The road to Isinlivi is interesting to say the least.  When routing it on a map, one might wonder how it could possibly take two hours when the distance is just over 50km.  We quickly learned the roads around the Loop can really only be called roads by the loosest of definitions,  Really, it was more of an ATV track that rolled bumpily over rough terrain and wound around mountains on narrow roads with loose dirt berms on one side and steep cliffs on the other.  The reputably bad afternoon weather of the area of course didn’t help.  For the entire second half of the ride, all we could see out the windows was a white wall of fog cloaking the entire bus.  It’s a wonder the bus didn’t just casually roll right off the edge of the steep cliff. 

Isinlivi to Sigchos: $1 each, 1 hour

By some miracle, we arrived in Isinlivi just shortly after 2pm.  Since Isinlivi is small, it isn’t exactly hard to find one of the two hostels (right next to each other, by the way) in town.  We would be working at Llullu Llama Mountain Lodge, a whole two blocks from the bus stop.  We stepped inside what would soon be our home for a while and introduced ourselves to the volunteers currently working there.  But we couldn’t get too comfortable, because we quickly needed to drop our stuff and keep moving.  Our plan was to reach the next town of Chugchilan that night.  Since it was already so late in the afternoon and there wasn’t many hours of daylight left, we had already decided to skip hiking that first leg in favor of taking a bus to Chugchilan.  We would hike the remainder of the Loop from there.  The only trouble was that no buses ran from Isinlivi to Chugchilan at that time of day, so our only option was to take a bus to Sigchos and then catch another to Chugchilan.   We were told at the hostel that a bus would pass through Isinlivi on the way to Sigchos at 3pm.  Since it was just shortly after 2pm, we had one hour to eat some food and separate out the things we wanted to leave at the hostel from the things we wanted to take with us.
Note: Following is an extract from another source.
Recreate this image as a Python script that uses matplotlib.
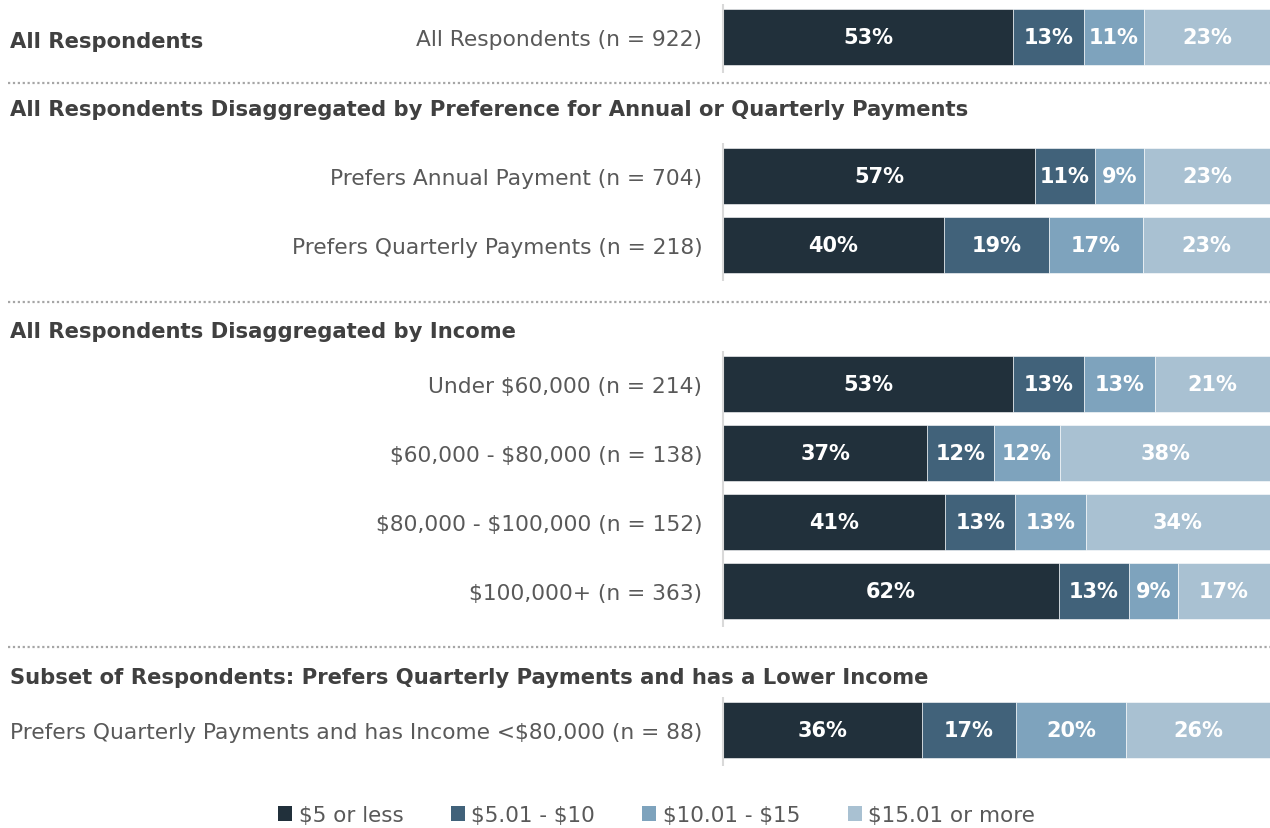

Just before 3pm, we left the hostel and hiked up to the road to Sigchos where we waited.  And as we typically do, we waited some more, wasting time befriending a few of the local strays.  For a while, we weren’t concerned, as we had been warned that sometimes the buses don’t run on time and one should generally give them at least a half hour before abandoning the wait.  But at 3:40pm, we decided we had given the bus enough time.  Just as we were about to head back to the hostel to inquire what our options were, a pickup truck pull out of Isinlivi and onto the road to Sigchos.  Seeing us standing there with our packs poised so hopefully, the truck stopped and the two men inside asked where we were going.  We told them we needed to get to Sigchos and they nodded for us to hop in the back of the cab for a small price of $1 each. 

Sigchos to Chugchilan: $1 each (varies), 1-2 hours

An hour of bumpy, winding roads later, the truck dropped us off at the edge of Sigchos, where a paved road forked on the left toward Chugchilan.  There was a tiny corner convenience store in which we asked when the next bus to Chugchilan might be.  We were met with some blank looks, before the women finally explained that the next bus wouldn’t come for another two hours, at 6pm.  Not only did we not want to wait around for two more hours but we also didn’t want to chance the possibility of this bus also not existing only to find ourselves then stuck in Sigchos as night fell.

The city of Sigchos as seen from the main road leading out of town toward Chugchilan.

Instead, we did what we do best: stuck out our thumbs and began hoofing it up the road.  About 1km later, a truck with a covered bed finally stopped and allowed us to jump in.  He took us another couple kilometers up the road before saying that was where he needed to stop.  We tried to pay but he waved us away, saying something about another truck coming soon. That would take us farther.  Sure enough, a few minutes later, another pickup truck, this one with a bed already loaded with people standing up, came along and pulled over.  We paid $1 each to join the locals in the bed, where we stood as the truck bounded and rattled over twelve kilometers of intermittent construction and smooth pavement.  The air was cold and biting and I was thankful for my new jacket purchase.

Finally, the truck pulled up to the top of a hill where a few houses sat sleepily drenched in the fog.  The truck driver informed us that it went no further and we were on our own from that point.  We were still around ten kilometers away from Chugchilan, a distance way too far to walk with the limited daylight we now had remaining.  We sat on the side of the road, hoping we might get picked up one again.  Five minutes later, a car pulled up and rolled down the windows.  A young woman in the passenger seat leaned across the driver and asked us, in English, where we were going.  When we told them Chugchilan, they motioned for us to get in.  Little did we know there were already two people in the backseat and “getting in” would be less accurate as opposed to “squishing in”.  But we fit all the same and off we went.  Hitchhiking was oddly becoming much more of a reliable means of transportation than the actual organized public transport.

The woman in the front, Martha, and her boyfriend who was driving were interesting characters.  She was very friendly and bubbly and, I’m pretty sure, a little bit drunk.  She spent the ride talking to us and telling us about places we should visit in Ecuador and collapsing in a fit of giggle on the center console when her boyfriend told her to tell us we should go to Banos and have sex under the waterfall.

“They’re just babies!” she exclaimed with a red face.

By the end of the ride, we weren’t sure what to make of them, but we were incredibly thankful for their kindness nonetheless.  Martha gave me her email address and asked me to email her if I went to Banos.  We waved as the car drove away then crossed the street to the Cloud Forest Hostel. And to think... the real exhausting days had yet to even begin.